Figure scripts
+ + + +
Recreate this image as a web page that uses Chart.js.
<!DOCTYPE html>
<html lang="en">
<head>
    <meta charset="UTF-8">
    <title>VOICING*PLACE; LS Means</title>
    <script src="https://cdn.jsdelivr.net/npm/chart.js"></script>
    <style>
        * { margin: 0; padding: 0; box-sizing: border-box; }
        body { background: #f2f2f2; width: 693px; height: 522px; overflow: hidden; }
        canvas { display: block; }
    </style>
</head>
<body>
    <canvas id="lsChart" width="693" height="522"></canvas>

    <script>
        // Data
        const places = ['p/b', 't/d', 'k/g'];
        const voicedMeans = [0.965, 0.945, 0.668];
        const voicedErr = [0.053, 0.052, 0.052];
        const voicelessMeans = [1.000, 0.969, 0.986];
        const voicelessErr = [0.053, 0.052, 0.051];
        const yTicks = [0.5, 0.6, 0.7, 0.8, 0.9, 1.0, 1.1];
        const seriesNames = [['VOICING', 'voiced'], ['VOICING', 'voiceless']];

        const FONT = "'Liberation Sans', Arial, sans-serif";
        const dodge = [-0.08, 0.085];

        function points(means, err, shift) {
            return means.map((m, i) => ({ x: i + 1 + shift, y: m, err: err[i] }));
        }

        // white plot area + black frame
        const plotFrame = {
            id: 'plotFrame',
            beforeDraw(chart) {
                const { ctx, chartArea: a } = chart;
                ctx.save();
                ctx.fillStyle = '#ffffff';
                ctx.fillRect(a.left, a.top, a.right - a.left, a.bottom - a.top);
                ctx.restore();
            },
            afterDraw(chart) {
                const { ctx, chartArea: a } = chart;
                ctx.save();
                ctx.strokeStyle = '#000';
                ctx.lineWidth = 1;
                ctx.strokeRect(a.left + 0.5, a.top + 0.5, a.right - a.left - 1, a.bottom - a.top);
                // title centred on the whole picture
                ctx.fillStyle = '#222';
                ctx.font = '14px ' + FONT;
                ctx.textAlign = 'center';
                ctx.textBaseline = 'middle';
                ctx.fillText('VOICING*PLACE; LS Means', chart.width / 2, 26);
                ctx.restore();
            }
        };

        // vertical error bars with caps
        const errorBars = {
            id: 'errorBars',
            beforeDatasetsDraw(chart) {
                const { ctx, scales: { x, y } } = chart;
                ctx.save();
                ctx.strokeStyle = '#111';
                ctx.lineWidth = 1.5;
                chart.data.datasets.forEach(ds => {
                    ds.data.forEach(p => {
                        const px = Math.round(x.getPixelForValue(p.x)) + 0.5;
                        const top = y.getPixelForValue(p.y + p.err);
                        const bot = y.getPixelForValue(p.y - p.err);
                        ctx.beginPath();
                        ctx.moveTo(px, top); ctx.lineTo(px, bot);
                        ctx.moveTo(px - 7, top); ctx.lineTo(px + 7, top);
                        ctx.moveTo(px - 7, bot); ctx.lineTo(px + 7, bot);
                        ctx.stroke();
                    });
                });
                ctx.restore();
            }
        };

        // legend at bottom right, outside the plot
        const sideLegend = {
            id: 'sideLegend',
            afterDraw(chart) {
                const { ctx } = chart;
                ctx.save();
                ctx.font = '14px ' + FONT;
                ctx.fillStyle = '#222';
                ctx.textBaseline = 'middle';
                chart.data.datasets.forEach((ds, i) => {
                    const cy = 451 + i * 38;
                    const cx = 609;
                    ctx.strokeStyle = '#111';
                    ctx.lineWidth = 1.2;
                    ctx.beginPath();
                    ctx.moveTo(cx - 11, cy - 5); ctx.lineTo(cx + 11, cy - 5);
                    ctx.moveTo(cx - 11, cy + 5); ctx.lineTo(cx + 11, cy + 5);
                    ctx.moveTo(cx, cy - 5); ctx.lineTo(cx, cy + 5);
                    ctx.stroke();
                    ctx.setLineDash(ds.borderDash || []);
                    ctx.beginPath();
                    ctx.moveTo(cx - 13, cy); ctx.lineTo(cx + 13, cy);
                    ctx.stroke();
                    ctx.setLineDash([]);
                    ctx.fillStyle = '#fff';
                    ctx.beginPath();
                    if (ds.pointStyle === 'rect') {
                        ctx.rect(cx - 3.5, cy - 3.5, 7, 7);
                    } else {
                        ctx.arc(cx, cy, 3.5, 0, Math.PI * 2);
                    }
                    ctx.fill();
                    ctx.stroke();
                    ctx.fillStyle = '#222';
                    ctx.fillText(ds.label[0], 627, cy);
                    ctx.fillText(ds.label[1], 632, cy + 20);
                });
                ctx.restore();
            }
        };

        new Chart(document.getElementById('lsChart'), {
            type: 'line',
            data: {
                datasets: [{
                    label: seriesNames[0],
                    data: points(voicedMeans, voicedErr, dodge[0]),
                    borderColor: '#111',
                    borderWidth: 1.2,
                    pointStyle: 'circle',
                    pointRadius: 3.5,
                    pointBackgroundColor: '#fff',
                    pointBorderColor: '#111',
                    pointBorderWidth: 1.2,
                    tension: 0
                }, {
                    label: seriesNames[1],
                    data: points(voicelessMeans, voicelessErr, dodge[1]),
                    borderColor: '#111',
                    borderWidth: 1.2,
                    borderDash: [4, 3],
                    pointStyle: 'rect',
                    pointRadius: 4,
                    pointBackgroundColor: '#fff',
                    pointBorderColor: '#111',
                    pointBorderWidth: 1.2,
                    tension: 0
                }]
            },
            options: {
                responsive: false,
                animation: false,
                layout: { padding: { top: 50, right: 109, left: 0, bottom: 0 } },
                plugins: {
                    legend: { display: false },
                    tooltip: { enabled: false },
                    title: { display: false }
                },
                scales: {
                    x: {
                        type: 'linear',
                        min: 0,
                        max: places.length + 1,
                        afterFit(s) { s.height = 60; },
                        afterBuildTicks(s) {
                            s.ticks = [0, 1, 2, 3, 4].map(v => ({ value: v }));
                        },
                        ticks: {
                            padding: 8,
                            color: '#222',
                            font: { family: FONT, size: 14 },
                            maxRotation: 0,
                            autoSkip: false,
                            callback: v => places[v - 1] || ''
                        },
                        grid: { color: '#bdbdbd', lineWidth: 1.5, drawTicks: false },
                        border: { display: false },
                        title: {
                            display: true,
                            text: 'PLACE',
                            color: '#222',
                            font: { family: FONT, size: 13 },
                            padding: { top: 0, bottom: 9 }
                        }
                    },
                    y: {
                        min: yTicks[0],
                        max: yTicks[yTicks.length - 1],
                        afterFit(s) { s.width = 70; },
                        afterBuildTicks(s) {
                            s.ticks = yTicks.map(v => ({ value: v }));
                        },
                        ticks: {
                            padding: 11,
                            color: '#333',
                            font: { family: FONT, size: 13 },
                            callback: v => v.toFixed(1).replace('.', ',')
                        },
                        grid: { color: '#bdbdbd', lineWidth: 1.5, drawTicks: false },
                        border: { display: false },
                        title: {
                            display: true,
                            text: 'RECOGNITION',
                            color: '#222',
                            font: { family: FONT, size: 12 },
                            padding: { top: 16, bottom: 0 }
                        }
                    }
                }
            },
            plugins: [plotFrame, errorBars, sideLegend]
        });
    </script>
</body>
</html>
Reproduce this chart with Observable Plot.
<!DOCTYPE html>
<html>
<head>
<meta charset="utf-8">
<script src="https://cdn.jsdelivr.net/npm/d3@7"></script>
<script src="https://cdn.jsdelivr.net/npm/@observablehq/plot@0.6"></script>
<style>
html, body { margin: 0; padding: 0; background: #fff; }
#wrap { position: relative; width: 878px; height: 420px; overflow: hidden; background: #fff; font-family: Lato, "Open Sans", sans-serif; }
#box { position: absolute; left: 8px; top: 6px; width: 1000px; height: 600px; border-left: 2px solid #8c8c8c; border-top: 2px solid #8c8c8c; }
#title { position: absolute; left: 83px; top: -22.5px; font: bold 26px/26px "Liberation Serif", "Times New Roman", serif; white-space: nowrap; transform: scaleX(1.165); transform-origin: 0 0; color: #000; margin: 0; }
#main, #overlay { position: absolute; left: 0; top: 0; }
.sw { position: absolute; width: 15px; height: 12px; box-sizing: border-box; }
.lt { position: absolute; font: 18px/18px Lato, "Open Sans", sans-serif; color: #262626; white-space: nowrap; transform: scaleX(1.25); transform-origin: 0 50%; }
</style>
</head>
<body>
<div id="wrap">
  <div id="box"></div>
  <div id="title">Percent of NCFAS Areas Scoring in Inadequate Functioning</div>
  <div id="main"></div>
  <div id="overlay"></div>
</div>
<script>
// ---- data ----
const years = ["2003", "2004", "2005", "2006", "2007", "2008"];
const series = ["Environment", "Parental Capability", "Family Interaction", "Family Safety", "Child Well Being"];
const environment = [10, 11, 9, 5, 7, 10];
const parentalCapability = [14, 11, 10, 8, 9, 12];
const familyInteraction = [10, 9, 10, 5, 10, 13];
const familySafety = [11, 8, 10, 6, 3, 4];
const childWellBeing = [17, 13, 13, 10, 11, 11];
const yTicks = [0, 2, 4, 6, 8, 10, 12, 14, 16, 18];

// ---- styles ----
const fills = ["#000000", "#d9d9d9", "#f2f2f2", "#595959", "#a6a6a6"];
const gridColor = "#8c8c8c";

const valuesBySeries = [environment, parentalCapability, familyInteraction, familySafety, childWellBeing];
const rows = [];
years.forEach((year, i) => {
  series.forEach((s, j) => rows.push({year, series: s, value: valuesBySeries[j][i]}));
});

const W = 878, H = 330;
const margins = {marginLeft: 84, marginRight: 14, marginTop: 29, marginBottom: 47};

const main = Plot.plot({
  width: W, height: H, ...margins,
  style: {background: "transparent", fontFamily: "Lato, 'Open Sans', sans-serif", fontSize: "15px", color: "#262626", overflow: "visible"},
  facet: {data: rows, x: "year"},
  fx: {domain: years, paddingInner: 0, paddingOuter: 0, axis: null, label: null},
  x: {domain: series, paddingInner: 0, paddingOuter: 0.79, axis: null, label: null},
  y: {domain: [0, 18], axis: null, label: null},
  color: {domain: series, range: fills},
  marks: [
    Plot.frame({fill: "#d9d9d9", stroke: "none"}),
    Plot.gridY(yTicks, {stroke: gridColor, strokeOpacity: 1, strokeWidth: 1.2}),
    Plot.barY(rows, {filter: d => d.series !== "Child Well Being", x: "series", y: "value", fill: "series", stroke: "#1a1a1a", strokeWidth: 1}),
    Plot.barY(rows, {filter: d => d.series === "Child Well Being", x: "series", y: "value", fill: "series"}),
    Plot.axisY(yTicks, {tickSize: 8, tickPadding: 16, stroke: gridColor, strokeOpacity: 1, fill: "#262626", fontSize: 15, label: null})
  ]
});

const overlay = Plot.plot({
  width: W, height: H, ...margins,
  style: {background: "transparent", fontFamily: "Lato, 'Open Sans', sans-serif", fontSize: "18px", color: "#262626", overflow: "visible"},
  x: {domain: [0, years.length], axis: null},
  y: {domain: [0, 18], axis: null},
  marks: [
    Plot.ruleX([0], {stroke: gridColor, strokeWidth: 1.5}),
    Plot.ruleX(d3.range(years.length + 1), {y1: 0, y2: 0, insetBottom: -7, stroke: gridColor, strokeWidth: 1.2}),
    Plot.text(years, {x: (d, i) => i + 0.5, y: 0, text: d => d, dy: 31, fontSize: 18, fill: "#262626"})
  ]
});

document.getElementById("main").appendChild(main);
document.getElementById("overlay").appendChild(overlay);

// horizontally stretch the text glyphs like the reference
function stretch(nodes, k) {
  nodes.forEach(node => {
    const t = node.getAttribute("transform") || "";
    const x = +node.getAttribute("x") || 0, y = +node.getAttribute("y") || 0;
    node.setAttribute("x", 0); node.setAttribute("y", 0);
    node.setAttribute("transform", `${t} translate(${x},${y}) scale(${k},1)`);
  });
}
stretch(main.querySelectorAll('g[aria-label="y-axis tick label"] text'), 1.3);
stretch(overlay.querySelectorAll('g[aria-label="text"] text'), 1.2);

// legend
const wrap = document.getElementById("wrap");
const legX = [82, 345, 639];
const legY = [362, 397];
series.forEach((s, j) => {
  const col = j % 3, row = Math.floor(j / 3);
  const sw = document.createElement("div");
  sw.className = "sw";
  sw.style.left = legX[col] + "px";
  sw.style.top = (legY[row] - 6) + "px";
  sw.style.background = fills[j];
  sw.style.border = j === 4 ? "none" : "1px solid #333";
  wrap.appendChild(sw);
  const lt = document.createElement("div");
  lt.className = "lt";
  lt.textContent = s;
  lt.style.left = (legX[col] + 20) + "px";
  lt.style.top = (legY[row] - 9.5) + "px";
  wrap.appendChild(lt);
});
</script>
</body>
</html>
+ + + +
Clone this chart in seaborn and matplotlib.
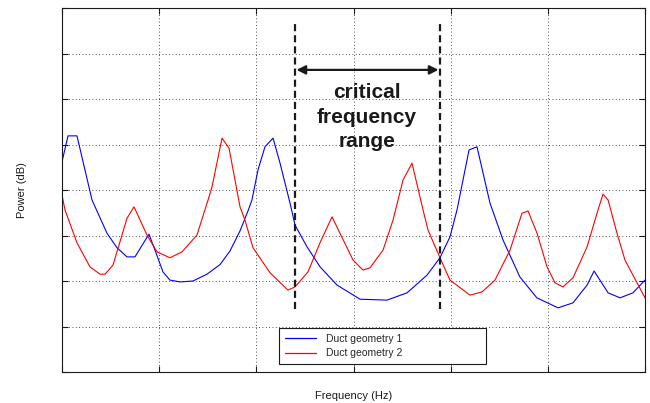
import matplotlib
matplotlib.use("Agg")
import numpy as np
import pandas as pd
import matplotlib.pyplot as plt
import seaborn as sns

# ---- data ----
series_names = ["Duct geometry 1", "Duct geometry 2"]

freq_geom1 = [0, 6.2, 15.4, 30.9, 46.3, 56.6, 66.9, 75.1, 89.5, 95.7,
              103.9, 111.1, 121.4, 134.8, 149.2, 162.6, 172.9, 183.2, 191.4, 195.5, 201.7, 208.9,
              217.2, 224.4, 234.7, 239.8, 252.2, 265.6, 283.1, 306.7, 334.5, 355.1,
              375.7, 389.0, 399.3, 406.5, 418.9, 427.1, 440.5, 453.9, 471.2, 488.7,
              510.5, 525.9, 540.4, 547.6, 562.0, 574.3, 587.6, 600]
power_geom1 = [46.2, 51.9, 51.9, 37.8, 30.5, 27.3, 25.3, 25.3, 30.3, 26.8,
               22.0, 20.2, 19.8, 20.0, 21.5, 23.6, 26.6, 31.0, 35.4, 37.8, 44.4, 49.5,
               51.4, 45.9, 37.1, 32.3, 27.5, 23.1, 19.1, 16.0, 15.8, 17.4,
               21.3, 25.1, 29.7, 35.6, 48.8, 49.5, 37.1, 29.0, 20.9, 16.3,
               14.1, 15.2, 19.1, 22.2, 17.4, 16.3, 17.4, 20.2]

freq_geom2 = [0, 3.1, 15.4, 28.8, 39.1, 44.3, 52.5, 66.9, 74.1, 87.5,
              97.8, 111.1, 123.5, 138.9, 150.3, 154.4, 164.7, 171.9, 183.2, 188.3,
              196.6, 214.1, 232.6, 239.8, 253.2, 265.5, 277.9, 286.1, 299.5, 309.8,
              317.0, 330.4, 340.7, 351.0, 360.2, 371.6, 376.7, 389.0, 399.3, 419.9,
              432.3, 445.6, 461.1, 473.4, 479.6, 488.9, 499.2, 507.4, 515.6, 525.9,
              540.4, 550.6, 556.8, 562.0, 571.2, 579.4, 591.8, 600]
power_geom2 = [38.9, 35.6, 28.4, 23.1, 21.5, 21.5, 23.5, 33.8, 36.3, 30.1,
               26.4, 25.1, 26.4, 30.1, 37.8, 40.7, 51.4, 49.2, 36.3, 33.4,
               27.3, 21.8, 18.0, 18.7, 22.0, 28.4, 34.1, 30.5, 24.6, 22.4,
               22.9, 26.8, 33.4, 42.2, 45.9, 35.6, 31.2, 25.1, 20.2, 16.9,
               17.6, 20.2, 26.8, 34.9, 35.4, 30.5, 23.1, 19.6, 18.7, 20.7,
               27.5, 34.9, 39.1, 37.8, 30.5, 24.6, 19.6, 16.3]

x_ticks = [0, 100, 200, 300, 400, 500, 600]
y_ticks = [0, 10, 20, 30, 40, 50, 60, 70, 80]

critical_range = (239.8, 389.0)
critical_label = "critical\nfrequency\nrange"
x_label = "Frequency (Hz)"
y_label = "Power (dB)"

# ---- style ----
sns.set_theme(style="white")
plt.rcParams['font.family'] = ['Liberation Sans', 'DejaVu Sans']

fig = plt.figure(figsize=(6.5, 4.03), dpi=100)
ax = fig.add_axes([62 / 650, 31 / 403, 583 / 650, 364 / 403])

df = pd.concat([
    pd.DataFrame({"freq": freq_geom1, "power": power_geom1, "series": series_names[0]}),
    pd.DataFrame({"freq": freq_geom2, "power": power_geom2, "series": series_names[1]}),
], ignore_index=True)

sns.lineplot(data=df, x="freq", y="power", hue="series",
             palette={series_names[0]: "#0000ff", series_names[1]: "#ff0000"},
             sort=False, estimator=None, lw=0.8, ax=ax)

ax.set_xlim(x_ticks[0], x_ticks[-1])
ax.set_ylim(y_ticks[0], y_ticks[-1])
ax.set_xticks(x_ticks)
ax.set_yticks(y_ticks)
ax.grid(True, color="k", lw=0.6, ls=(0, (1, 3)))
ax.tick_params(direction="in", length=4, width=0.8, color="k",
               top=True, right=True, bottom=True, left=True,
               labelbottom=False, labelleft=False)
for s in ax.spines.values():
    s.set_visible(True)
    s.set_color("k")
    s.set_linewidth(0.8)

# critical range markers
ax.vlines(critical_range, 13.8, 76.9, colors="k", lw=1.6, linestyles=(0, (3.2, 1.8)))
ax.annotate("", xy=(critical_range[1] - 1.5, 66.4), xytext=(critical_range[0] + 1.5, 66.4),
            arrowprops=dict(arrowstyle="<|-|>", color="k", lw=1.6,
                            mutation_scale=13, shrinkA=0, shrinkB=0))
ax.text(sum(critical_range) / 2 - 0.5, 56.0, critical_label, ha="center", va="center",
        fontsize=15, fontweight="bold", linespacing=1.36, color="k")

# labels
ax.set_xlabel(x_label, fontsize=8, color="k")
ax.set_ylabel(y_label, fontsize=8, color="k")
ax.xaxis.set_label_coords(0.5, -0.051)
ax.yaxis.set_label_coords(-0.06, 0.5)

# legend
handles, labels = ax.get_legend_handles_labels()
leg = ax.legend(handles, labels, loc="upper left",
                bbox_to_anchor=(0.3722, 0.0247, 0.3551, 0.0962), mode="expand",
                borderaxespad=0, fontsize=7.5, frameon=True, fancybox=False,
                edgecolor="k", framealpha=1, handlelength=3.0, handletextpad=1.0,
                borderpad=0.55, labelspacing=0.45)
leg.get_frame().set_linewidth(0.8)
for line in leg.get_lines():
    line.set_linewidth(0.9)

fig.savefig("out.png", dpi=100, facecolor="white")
+ + + +
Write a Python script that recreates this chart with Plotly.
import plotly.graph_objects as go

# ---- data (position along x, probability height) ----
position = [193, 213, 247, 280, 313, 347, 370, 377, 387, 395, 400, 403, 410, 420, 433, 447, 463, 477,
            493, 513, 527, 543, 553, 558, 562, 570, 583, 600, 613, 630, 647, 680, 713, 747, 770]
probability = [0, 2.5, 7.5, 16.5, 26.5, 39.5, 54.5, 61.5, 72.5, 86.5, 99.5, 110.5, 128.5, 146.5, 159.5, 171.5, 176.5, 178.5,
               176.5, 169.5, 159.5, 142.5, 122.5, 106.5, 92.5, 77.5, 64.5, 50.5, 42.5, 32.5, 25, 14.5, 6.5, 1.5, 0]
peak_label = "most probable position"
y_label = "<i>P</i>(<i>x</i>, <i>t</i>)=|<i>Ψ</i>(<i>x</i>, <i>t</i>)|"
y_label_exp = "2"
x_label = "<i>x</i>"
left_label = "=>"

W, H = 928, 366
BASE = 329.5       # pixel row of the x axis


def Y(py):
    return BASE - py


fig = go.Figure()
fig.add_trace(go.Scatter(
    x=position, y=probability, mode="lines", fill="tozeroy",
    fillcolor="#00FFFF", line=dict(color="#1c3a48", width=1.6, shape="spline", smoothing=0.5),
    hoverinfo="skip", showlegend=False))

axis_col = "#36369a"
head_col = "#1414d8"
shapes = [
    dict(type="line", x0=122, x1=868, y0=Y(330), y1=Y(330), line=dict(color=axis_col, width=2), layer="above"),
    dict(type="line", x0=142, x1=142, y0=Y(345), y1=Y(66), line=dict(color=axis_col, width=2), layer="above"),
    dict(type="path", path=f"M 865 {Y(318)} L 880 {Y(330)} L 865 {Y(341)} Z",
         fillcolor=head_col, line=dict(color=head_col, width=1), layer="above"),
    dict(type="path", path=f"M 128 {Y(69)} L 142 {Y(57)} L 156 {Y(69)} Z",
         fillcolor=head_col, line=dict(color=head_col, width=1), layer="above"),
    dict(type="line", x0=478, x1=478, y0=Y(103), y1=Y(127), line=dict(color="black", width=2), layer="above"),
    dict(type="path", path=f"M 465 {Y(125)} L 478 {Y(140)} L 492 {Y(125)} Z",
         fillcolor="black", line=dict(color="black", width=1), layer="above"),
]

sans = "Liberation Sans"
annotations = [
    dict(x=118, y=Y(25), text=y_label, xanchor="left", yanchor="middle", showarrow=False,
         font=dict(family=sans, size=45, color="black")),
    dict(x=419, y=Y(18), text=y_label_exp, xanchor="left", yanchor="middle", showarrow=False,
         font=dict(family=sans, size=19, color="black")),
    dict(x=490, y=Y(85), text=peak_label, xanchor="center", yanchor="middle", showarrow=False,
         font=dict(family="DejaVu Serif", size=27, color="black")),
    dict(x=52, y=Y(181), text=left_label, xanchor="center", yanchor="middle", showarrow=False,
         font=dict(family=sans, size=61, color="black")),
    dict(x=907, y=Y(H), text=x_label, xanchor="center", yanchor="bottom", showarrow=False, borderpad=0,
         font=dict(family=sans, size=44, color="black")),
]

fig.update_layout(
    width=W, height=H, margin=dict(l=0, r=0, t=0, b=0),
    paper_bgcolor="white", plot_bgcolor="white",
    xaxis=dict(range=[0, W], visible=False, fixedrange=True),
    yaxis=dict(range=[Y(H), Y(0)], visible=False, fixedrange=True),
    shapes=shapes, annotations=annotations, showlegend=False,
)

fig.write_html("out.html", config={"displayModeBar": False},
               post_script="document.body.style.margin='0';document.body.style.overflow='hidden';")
+ + + +
Search the data above for the string "matplotlib" and copy each line that has it.

Clone this chart in seaborn and matplotlib.
import matplotlib
matplotlib.use("Agg")
import matplotlib.pyplot as plt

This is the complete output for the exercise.